» WHAT IS BEING ASKED: Repeat, exactly as written, every line from the one holding "Write the matplotlib code for this chart." through the one holding "from matplotlib.patches import FancyBboxPatch". Leave out all other lines.

» RECORDS FOR THE TASK:

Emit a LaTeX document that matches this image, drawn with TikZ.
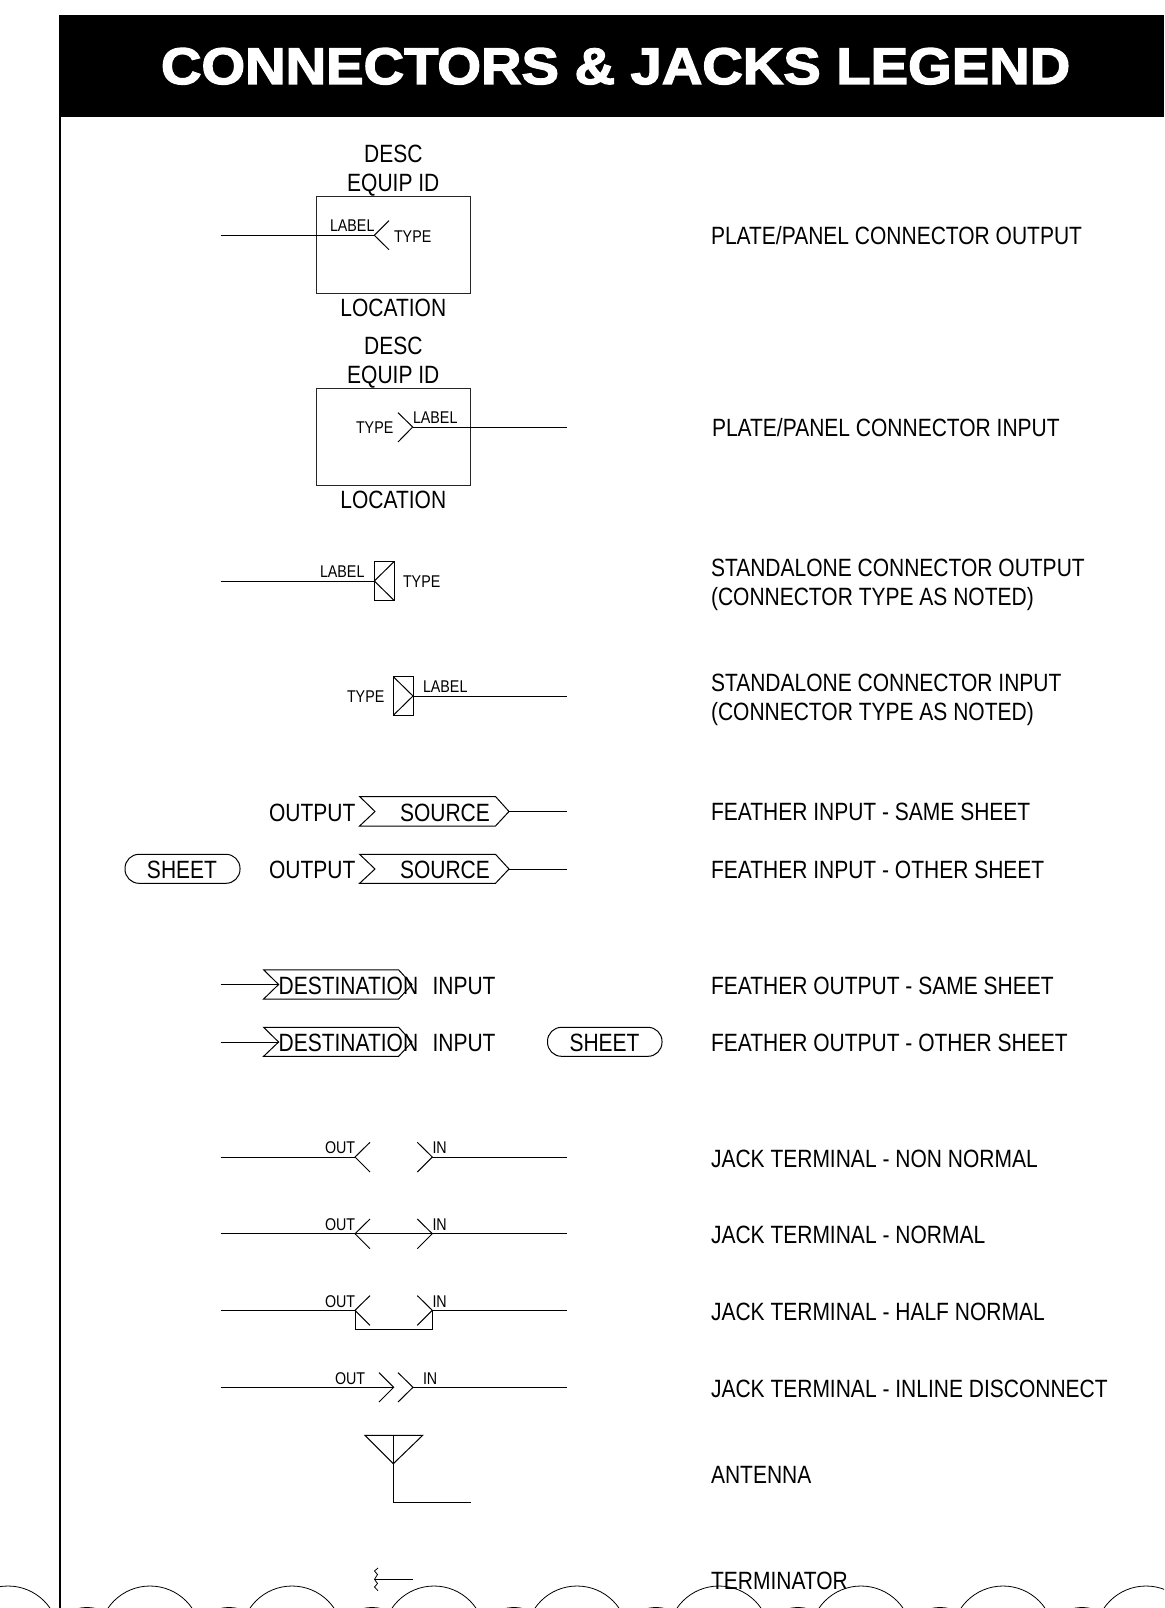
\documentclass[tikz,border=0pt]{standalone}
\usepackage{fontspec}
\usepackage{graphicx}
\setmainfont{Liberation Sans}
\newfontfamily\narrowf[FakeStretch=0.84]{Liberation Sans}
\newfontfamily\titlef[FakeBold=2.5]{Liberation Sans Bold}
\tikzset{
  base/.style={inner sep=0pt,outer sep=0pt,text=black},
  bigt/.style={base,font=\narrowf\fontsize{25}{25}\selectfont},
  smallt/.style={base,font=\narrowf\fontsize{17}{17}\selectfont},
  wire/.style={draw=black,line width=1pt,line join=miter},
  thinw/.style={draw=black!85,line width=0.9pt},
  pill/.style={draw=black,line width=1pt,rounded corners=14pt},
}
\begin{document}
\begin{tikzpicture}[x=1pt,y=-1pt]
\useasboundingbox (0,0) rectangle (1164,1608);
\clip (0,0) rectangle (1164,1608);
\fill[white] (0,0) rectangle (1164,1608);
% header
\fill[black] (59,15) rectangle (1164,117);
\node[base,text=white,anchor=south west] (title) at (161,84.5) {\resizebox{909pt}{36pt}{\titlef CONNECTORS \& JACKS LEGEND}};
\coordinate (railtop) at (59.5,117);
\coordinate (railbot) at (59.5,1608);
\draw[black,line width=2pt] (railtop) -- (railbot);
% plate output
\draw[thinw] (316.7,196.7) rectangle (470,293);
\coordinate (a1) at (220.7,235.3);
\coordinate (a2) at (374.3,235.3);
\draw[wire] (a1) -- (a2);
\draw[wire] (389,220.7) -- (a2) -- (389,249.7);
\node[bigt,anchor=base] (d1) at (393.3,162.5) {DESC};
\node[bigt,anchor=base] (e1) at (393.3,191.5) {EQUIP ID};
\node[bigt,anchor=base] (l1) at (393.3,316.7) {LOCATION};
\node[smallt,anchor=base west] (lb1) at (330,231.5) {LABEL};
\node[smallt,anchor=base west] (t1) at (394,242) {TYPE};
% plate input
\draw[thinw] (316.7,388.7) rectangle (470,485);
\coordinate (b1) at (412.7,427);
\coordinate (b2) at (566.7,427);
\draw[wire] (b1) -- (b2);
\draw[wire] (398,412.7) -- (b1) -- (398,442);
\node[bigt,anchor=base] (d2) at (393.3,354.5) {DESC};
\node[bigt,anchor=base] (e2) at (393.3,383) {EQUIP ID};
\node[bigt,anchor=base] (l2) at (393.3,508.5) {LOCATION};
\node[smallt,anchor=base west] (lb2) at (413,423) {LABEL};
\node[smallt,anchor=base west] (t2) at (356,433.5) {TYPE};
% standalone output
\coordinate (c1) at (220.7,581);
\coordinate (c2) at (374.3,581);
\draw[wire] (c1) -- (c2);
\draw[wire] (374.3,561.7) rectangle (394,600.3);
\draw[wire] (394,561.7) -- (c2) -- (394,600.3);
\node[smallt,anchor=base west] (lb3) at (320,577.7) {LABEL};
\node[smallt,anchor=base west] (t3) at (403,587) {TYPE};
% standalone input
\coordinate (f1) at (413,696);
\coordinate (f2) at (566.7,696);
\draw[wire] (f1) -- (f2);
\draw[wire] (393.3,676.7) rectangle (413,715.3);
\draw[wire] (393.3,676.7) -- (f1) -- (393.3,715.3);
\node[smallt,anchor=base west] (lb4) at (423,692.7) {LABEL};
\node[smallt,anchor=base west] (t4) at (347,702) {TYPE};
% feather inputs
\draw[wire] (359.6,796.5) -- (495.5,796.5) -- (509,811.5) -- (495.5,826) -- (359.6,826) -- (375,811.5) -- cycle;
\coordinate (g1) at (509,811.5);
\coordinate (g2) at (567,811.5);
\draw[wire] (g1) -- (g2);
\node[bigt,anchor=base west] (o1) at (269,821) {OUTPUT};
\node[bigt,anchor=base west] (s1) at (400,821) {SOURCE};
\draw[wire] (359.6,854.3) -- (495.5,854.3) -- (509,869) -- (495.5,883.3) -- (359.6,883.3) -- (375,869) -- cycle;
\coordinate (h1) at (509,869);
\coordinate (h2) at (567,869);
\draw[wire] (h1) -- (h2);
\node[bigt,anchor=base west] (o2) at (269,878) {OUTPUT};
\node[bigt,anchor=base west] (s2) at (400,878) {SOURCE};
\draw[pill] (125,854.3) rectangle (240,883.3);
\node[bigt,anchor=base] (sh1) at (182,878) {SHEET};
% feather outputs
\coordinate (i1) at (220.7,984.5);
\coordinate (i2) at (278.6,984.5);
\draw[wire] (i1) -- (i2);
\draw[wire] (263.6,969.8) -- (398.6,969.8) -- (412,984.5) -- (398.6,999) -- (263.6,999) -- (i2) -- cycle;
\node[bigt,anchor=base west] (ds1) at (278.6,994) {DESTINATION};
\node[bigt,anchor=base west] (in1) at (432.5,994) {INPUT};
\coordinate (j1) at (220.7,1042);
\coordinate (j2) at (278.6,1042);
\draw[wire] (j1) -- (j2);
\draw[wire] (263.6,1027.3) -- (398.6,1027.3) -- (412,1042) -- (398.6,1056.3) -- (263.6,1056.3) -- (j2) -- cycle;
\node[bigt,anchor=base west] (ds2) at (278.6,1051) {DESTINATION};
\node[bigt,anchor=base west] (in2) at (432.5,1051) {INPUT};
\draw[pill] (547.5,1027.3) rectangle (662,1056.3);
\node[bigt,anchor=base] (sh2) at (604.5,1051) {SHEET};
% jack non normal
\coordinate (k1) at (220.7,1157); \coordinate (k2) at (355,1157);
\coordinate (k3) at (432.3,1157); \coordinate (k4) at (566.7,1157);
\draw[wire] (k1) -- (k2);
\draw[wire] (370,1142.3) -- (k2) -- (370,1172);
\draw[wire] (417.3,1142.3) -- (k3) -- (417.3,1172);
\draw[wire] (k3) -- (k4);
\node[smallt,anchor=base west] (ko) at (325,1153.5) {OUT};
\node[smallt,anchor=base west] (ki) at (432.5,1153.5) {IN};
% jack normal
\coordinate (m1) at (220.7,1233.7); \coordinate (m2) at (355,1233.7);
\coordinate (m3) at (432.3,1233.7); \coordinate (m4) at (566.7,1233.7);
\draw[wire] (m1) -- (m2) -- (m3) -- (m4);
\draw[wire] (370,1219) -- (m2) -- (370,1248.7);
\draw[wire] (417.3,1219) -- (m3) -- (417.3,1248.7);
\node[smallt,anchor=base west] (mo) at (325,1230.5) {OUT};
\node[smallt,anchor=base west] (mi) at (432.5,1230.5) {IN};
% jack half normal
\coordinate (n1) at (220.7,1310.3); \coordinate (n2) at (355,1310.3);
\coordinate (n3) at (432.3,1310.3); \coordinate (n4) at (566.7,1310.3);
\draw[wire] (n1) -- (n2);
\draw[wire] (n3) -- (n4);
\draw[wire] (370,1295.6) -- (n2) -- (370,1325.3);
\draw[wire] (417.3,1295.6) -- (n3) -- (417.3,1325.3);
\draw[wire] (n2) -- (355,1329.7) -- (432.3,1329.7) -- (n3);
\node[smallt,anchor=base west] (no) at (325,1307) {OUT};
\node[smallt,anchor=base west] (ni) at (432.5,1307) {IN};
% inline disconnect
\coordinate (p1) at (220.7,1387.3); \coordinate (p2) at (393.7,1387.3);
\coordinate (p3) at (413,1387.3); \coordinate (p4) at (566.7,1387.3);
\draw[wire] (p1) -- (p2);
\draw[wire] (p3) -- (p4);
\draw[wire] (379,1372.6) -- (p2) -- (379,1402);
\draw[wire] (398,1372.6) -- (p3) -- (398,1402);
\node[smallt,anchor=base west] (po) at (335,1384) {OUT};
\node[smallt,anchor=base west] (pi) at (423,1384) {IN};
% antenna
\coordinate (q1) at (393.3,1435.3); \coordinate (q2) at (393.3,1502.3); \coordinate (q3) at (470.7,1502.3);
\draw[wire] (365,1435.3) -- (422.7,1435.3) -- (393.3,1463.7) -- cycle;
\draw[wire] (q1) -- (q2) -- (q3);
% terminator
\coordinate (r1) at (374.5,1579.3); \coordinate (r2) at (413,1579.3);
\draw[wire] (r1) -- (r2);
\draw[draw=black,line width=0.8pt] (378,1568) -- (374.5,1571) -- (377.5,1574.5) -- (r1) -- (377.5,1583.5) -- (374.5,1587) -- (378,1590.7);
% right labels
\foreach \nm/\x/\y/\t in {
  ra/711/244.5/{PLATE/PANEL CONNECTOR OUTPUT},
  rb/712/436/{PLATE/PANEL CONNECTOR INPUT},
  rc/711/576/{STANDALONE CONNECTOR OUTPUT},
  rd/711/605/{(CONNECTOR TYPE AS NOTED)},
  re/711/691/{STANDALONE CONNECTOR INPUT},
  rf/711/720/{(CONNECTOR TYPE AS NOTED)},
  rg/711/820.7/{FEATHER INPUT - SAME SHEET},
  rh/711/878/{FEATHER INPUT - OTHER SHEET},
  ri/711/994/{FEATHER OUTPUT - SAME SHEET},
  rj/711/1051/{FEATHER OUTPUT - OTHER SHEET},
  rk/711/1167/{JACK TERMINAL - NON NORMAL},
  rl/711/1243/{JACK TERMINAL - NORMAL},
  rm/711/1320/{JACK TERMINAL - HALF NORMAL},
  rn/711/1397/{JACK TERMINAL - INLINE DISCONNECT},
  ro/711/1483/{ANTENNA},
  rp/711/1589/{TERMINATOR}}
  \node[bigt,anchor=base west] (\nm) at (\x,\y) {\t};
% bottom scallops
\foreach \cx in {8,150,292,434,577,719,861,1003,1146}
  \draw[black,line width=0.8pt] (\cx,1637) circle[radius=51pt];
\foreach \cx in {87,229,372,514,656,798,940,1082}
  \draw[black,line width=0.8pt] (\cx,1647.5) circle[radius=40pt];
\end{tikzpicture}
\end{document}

* * *

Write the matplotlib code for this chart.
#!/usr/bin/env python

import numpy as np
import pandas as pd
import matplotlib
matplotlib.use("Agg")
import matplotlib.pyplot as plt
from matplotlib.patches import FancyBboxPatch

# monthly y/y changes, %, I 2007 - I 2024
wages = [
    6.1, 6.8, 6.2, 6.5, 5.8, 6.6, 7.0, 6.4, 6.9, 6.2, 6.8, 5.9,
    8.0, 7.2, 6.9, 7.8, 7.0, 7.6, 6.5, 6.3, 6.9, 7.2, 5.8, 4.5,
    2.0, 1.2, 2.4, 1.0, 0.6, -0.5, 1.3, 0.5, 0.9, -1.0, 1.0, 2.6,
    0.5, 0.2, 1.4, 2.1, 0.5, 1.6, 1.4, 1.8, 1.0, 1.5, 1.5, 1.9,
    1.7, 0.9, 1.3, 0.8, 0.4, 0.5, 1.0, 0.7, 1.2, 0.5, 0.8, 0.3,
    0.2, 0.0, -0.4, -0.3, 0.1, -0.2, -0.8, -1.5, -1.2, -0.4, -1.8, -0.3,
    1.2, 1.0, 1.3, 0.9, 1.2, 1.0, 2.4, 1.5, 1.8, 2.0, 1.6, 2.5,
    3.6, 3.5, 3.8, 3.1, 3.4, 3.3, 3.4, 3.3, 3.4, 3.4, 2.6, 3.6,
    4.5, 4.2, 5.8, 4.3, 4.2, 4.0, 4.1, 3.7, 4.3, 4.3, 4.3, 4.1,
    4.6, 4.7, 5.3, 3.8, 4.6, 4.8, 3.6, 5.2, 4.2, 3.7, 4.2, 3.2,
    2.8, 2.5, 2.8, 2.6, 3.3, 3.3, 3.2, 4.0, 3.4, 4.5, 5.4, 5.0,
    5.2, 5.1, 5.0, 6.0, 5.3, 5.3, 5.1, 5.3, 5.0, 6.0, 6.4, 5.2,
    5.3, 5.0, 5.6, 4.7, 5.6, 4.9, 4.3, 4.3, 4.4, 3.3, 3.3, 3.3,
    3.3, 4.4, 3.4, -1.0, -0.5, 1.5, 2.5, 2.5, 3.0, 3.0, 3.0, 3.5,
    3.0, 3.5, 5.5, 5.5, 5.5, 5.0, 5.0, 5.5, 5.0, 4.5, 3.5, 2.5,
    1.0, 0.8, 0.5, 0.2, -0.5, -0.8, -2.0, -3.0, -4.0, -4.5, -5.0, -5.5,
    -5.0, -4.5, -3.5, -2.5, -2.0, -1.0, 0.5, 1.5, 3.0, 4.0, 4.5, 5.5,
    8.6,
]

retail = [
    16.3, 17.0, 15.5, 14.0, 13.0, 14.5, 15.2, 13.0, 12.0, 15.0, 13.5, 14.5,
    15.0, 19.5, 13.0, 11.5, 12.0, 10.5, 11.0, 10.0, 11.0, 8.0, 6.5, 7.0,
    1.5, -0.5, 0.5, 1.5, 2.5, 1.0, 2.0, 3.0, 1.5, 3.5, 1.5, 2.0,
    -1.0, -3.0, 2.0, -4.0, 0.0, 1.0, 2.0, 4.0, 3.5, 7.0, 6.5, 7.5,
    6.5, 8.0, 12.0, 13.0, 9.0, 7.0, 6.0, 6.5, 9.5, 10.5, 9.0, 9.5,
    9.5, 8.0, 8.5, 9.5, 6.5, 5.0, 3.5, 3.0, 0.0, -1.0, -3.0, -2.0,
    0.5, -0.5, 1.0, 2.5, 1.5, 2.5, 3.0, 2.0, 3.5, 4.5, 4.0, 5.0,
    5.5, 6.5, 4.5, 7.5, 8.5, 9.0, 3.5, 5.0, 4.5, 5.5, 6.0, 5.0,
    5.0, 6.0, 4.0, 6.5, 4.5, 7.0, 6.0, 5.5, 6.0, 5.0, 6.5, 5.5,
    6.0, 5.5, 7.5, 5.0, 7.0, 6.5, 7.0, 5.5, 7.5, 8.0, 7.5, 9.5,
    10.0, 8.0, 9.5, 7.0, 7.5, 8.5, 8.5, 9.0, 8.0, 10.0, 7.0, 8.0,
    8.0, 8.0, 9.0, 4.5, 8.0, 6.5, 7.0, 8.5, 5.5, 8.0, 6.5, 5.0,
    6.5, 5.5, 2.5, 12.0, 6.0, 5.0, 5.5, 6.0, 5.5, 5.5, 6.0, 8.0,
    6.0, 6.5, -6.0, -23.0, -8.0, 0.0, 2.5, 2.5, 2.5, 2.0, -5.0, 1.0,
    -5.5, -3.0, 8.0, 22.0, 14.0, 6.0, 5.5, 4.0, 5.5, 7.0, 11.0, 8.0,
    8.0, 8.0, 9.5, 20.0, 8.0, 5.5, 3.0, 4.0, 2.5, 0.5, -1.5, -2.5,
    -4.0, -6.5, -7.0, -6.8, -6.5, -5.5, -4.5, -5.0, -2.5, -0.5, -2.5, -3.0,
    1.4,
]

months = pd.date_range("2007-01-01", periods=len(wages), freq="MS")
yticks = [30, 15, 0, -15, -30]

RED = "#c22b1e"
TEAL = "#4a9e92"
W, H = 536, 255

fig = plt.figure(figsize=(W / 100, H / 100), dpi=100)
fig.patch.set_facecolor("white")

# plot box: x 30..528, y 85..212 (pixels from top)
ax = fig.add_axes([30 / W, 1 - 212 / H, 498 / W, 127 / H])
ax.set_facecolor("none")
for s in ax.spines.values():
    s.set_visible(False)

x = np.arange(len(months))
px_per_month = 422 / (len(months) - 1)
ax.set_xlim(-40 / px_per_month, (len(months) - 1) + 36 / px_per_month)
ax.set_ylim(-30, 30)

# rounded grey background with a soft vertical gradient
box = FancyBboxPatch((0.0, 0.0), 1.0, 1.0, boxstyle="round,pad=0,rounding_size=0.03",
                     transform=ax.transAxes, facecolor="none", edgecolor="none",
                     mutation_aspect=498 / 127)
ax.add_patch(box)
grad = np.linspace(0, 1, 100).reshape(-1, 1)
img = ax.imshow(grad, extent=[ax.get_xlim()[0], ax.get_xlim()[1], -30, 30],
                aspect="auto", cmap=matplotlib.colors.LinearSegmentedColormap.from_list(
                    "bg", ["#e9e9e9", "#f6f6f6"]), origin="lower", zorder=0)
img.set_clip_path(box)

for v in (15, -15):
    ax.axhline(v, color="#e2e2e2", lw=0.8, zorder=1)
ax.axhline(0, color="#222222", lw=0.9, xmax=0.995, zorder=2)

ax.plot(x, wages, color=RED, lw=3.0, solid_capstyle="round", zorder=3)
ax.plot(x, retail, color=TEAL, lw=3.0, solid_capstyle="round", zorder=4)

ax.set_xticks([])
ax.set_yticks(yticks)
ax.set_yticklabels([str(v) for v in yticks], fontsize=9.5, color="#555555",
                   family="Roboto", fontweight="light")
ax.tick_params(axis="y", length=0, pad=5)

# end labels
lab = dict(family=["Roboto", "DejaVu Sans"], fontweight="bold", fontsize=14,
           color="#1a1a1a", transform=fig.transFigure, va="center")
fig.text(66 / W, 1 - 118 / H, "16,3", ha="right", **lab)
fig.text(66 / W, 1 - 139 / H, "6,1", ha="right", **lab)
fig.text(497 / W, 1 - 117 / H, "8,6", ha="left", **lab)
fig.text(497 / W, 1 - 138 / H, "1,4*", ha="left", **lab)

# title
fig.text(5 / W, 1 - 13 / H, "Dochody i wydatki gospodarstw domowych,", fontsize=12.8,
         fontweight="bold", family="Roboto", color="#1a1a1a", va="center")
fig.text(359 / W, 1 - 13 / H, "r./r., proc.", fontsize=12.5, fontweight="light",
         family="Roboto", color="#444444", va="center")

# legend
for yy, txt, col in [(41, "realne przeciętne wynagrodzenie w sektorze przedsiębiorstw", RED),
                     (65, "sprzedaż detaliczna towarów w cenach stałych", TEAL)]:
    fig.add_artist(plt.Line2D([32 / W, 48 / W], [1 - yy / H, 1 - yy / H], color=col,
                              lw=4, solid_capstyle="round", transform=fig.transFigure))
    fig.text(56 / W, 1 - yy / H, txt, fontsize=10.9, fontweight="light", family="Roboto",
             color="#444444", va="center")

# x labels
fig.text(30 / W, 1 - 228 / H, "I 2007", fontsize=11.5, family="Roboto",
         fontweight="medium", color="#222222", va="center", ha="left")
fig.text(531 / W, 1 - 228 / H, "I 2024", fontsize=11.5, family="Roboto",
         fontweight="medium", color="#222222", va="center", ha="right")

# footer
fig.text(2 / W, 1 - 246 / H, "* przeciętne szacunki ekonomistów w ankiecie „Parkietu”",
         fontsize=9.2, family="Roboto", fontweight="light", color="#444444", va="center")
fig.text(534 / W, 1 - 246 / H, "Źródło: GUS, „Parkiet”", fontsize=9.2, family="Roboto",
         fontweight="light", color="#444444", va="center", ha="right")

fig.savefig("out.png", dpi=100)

» RIGHT ANSWER:
Write the matplotlib code for this chart.
#!/usr/bin/env python

import numpy as np
import pandas as pd
import matplotlib
matplotlib.use("Agg")
import matplotlib.pyplot as plt
from matplotlib.patches import FancyBboxPatch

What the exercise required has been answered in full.